Firsthand, on-site engagement with their comedic subject matter is necessary for Laughter Against the Machine, Mr. Green said, because the group is attempting to transcend the brand of political comedy practiced by late-night talk shows, in which the jokes are never more than superficially political, if at all.

“It’s all about making fun of foibles, but not attacking the feelings or ideas of the people involved,” Mr. Bell said. “In the Clinton era, political comedy was an excuse to repackage a bunch of [oral sex] jokes. Even now, there’s a sense that if you do left-wing comedy, you’re just going to say ’Sarah Palin is dumb,’ and people will clap.”

To illustrate the contrast with his group, Mr. Bell cited one of Mr. Green’s jokes: Rep. Michele Bachmann, Minnesota Republican and a presidential hopeful, strikes him as someone who is one generation removed from baking muffins for a lynching.

“A liberal audience wants to hear you make fun of Bachmann, but they don’t want to hear about lynchings or women baking,” Mr. Bell said. “The joke requires a sense of humor about yourself and a sense of history. It’s asking a lot of an audience.”

The mind boggles at what the joke asks of a conservative audience.

“I talk a lot about race and identity politics,” said Mr. Bell. “After a while, people are like, ’Man, I hope he moves on to how airports are weird places or the differences between men and women.’ But we want to carve out our own space in comedy.”

Of course, doing so isn’t easy: At Occupy San Francisco, Mr. Green became the first comedian to tell a joke via the famed “human microphone” system, in which demonstrators repeat what someone has said.

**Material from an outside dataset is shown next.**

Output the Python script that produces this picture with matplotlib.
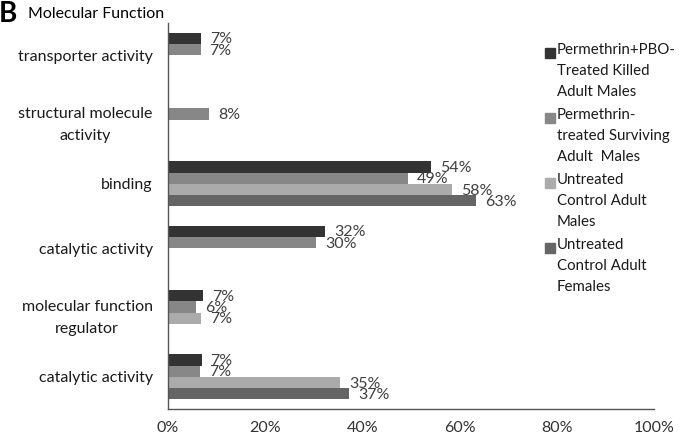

“People laughed, but honestly, it was a disaster,” he said. “It turns out that standing outside on a tarp with people drumming nearby is not the best way to tell jokes. I ended up yelling at people through a bullhorn.”

Mr. Green noted the irony.

“I’ve committed my life to supporting progressive causes,” he said. “But I know how much our side shoots itself in the foot. And I want to be able to talk about that.”